* Aim: Output all the data exactly. Pictures do not belong in the copy.

* Dataset content:
=-=-=

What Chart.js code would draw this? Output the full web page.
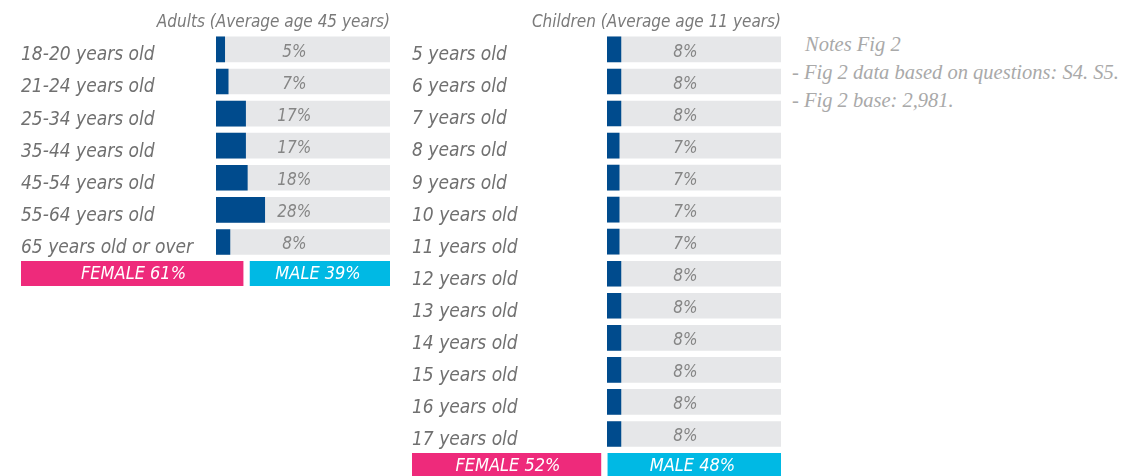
<!DOCTYPE html>
<html>
<head>
<meta charset="utf-8">
<script src="https://cdn.jsdelivr.net/npm/chart.js@4"></script>
<style>
  body { margin: 0; background: #fff; width: 1126px; height: 476px; overflow: hidden; position: relative; }
  canvas { position: absolute; }
  #notes { position: absolute; left: 792px; top: 30px; font: italic 20.5px 'Liberation Serif', 'DejaVu Serif', serif; color: #a9a9a9; line-height: 28px; white-space: nowrap; }
</style>
</head>
<body>
<canvas id="adults" width="390" height="258" style="left:0px;top:0px"></canvas>
<canvas id="adultsGender" width="369" height="25" style="left:21px;top:261px"></canvas>
<canvas id="children" width="390" height="450" style="left:391px;top:0px"></canvas>
<canvas id="childrenGender" width="369" height="25" style="left:412px;top:453px"></canvas>
<div id="notes">
  <div style="padding-left:13px">Notes Fig 2</div>
  <div>- Fig 2 data based on questions: S4. S5.</div>
  <div>- Fig 2 base: 2,981.</div>
</div>
<script>
//------------------------------------------------------------------------------
var adultAges = ['18-20 years old', '21-24 years old', '25-34 years old', '35-44 years old',
                 '45-54 years old', '55-64 years old', '65 years old or over'];
var adultShares = [5, 7, 17, 17, 18, 28, 8];
var adultGender = [61, 39];

var childAges = ['5 years old', '6 years old', '7 years old', '8 years old', '9 years old',
                 '10 years old', '11 years old', '12 years old', '13 years old', '14 years old',
                 '15 years old', '16 years old', '17 years old'];
var childShares = [8, 8, 8, 7, 7, 7, 7, 8, 8, 8, 8, 8, 8];
var childGender = [52, 48];

var genderNames = ['FEMALE', 'MALE'];
var fullScale = 100;
//------------------------------------------------------------------------------
var blue = '#004b8d';
var track = '#e6e7e9';
var pink = '#ee2a7b';
var cyan = '#00b9e4';
var din = "'Liberation Sans Narrow', 'DejaVu Sans Condensed', 'Roboto', sans-serif";

window.onload = function() {
//------------------------------------------------------------------------------
  var pctLabels = {
    id: 'pctLabels',
    afterDatasetsDraw: function(chart) {
      var ctx = chart.ctx;
      var meta = chart.getDatasetMeta(0);
      var xs = chart.scales.x;
      ctx.save();
      ctx.font = 'italic 17px ' + din;
      ctx.fillStyle = '#858585';
      ctx.textAlign = 'center';
      ctx.textBaseline = 'middle';
      meta.data.forEach(function(bar, i) {
        ctx.fillText(chart.data.datasets[0].data[i] + '%', xs.getPixelForValue(45), bar.y + 3);
      });
      ctx.restore();
    }
  };

  var genderLabels = {
    id: 'genderLabels',
    afterDatasetsDraw: function(chart) {
      var ctx = chart.ctx;
      ctx.save();
      ctx.font = 'italic 18px ' + din;
      ctx.fillStyle = '#ffffff';
      ctx.textAlign = 'center';
      ctx.textBaseline = 'middle';
      chart.data.datasets.forEach(function(ds, d) {
        var bar = chart.getDatasetMeta(d).data[0];
        ctx.fillText(ds.label + ' ' + ds.data[0] + '%', (bar.x + bar.base) / 2, bar.y + 1);
      });
      ctx.restore();
    }
  };

//------------------------------------------------------------------------------
  function ageChart(id, title, ages, shares) {
    return new Chart(document.getElementById(id), {
      type: 'bar',
      data: {
        labels: ages,
        datasets: [{
          data: shares,
          backgroundColor: blue,
          order: 0
        }, {
          data: ages.map(function() { return fullScale; }),
          backgroundColor: track,
          order: 1
        }]
      },
      options: {
        indexAxis: 'y',
        responsive: false,
        animation: false,
        grouped: false,
        barThickness: 25,
        layout: { padding: { left: 21, right: 0, top: 0, bottom: 0 } },
        scales: {
          x: { display: false, min: 0, max: fullScale },
          y: {
            grid: { display: false },
            border: { display: false },
            afterFit: function(axis) {
              axis.width = 195;
              axis.paddingTop = 0;
              axis.paddingBottom = 0;
            },
            ticks: {
              crossAlign: 'far',
              padding: 0,
              labelOffset: 6,
              autoSkip: false,
              color: '#707070',
              font: { family: din, size: 19, style: 'italic' }
            }
          }
        },
        plugins: {
          legend: { display: false },
          tooltip: { enabled: false },
          title: {
            display: true,
            text: title,
            align: 'end',
            color: '#7a7a7a',
            font: { family: din, size: 17, style: 'italic', weight: 'normal' },
            padding: { top: 12, bottom: 1 }
          }
        }
      },
      plugins: [pctLabels]
    });
  }

//------------------------------------------------------------------------------
  function genderChart(id, split) {
    return new Chart(document.getElementById(id), {
      type: 'bar',
      data: {
        labels: [''],
        datasets: [{
          label: genderNames[0],
          data: [split[0]],
          backgroundColor: pink,
          borderColor: '#ffffff',
          borderWidth: { left: 0, top: 0, bottom: 0, right: 3 },
          borderSkipped: false
        }, {
          label: genderNames[1],
          data: [split[1]],
          backgroundColor: cyan,
          borderColor: '#ffffff',
          borderWidth: { left: 4, top: 0, bottom: 0, right: 0 },
          borderSkipped: false
        }]
      },
      options: {
        indexAxis: 'y',
        responsive: false,
        animation: false,
        barPercentage: 1,
        categoryPercentage: 1,
        layout: { padding: 0 },
        scales: {
          x: { display: false, stacked: true, min: 0, max: fullScale },
          y: { display: false, stacked: true }
        },
        plugins: {
          legend: { display: false },
          tooltip: { enabled: false }
        }
      },
      plugins: [genderLabels]
    });
  }

//------------------------------------------------------------------------------
  ageChart('adults', 'Adults (Average age 45 years)', adultAges, adultShares);
  genderChart('adultsGender', adultGender);
  ageChart('children', 'Children (Average age 11 years)', childAges, childShares);
  genderChart('childrenGender', childGender);
};
</script>
</body>
</html>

=-=-=

* Result:
What Chart.js code would draw this? Output the full web page.
<!DOCTYPE html>
<html>
<head>
<meta charset="utf-8">
<script src="https://cdn.jsdelivr.net/npm/chart.js@4"></script>
<style>
  body { margin: 0; background: #fff; width: 1126px; height: 476px; overflow: hidden; position: relative; }
  canvas { position: absolute; }
  #notes { position: absolute; left: 792px; top: 30px; font: italic 20.5px 'Liberation Serif', 'DejaVu Serif', serif; color: #a9a9a9; line-height: 28px; white-space: nowrap; }
</style>
</head>
<body>
<canvas id="adults" width="390" height="258" style="left:0px;top:0px"></canvas>
<canvas id="adultsGender" width="369" height="25" style="left:21px;top:261px"></canvas>
<canvas id="children" width="390" height="450" style="left:391px;top:0px"></canvas>
<canvas id="childrenGender" width="369" height="25" style="left:412px;top:453px"></canvas>
<div id="notes">
  <div style="padding-left:13px">Notes Fig 2</div>
  <div>- Fig 2 data based on questions: S4. S5.</div>
  <div>- Fig 2 base: 2,981.</div>
</div>
<script>
//------------------------------------------------------------------------------
var adultAges = ['18-20 years old', '21-24 years old', '25-34 years old', '35-44 years old',
                 '45-54 years old', '55-64 years old', '65 years old or over'];
var adultShares = [5, 7, 17, 17, 18, 28, 8];
var adultGender = [61, 39];

var childAges = ['5 years old', '6 years old', '7 years old', '8 years old', '9 years old',
                 '10 years old', '11 years old', '12 years old', '13 years old', '14 years old',
                 '15 years old', '16 years old', '17 years old'];
var childShares = [8, 8, 8, 7, 7, 7, 7, 8, 8, 8, 8, 8, 8];
var childGender = [52, 48];

var genderNames = ['FEMALE', 'MALE'];
var fullScale = 100;
//------------------------------------------------------------------------------
var blue = '#004b8d';
var track = '#e6e7e9';
var pink = '#ee2a7b';
var cyan = '#00b9e4';
var din = "'Liberation Sans Narrow', 'DejaVu Sans Condensed', 'Roboto', sans-serif";

window.onload = function() {
//------------------------------------------------------------------------------
  var pctLabels = {
    id: 'pctLabels',
    afterDatasetsDraw: function(chart) {
      var ctx = chart.ctx;
      var meta = chart.getDatasetMeta(0);
      var xs = chart.scales.x;
      ctx.save();
      ctx.font = 'italic 17px ' + din;
      ctx.fillStyle = '#858585';
      ctx.textAlign = 'center';
      ctx.textBaseline = 'middle';
      meta.data.forEach(function(bar, i) {
        ctx.fillText(chart.data.datasets[0].data[i] + '%', xs.getPixelForValue(45), bar.y + 3);
      });
      ctx.restore();
    }
  };

  var genderLabels = {
    id: 'genderLabels',
    afterDatasetsDraw: function(chart) {
      var ctx = chart.ctx;
      ctx.save();
      ctx.font = 'italic 18px ' + din;
      ctx.fillStyle = '#ffffff';
      ctx.textAlign = 'center';
      ctx.textBaseline = 'middle';
      chart.data.datasets.forEach(function(ds, d) {
        var bar = chart.getDatasetMeta(d).data[0];
        ctx.fillText(ds.label + ' ' + ds.data[0] + '%', (bar.x + bar.base) / 2, bar.y + 1);
      });
      ctx.restore();
    }
  };

//------------------------------------------------------------------------------
  function ageChart(id, title, ages, shares) {
    return new Chart(document.getElementById(id), {
      type: 'bar',
      data: {
        labels: ages,
        datasets: [{
          data: shares,
          backgroundColor: blue,
          order: 0
        }, {
          data: ages.map(function() { return fullScale; }),
          backgroundColor: track,
          order: 1
        }]
      },
      options: {
        indexAxis: 'y',
        responsive: false,
        animation: false,
        grouped: false,
        barThickness: 25,
        layout: { padding: { left: 21, right: 0, top: 0, bottom: 0 } },
        scales: {
          x: { display: false, min: 0, max: fullScale },
          y: {
            grid: { display: false },
            border: { display: false },
            afterFit: function(axis) {
              axis.width = 195;
              axis.paddingTop = 0;
              axis.paddingBottom = 0;
            },
            ticks: {
              crossAlign: 'far',
              padding: 0,
              labelOffset: 6,
              autoSkip: false,
              color: '#707070',
              font: { family: din, size: 19, style: 'italic' }
            }
          }
        },
        plugins: {
          legend: { display: false },
          tooltip: { enabled: false },
          title: {
            display: true,
            text: title,
            align: 'end',
            color: '#7a7a7a',
            font: { family: din, size: 17, style: 'italic', weight: 'normal' },
            padding: { top: 12, bottom: 1 }
          }
        }
      },
      plugins: [pctLabels]
    });
  }

//------------------------------------------------------------------------------
  function genderChart(id, split) {
    return new Chart(document.getElementById(id), {
      type: 'bar',
      data: {
        labels: [''],
        datasets: [{
          label: genderNames[0],
          data: [split[0]],
          backgroundColor: pink,
          borderColor: '#ffffff',
          borderWidth: { left: 0, top: 0, bottom: 0, right: 3 },
          borderSkipped: false
        }, {
          label: genderNames[1],
          data: [split[1]],
          backgroundColor: cyan,
          borderColor: '#ffffff',
          borderWidth: { left: 4, top: 0, bottom: 0, right: 0 },
          borderSkipped: false
        }]
      },
      options: {
        indexAxis: 'y',
        responsive: false,
        animation: false,
        barPercentage: 1,
        categoryPercentage: 1,
        layout: { padding: 0 },
        scales: {
          x: { display: false, stacked: true, min: 0, max: fullScale },
          y: { display: false, stacked: true }
        },
        plugins: {
          legend: { display: false },
          tooltip: { enabled: false }
        }
      },
      plugins: [genderLabels]
    });
  }

//------------------------------------------------------------------------------
  ageChart('adults', 'Adults (Average age 45 years)', adultAges, adultShares);
  genderChart('adultsGender', adultGender);
  ageChart('children', 'Children (Average age 11 years)', childAges, childShares);
  genderChart('childrenGender', childGender);
};
</script>
</body>
</html>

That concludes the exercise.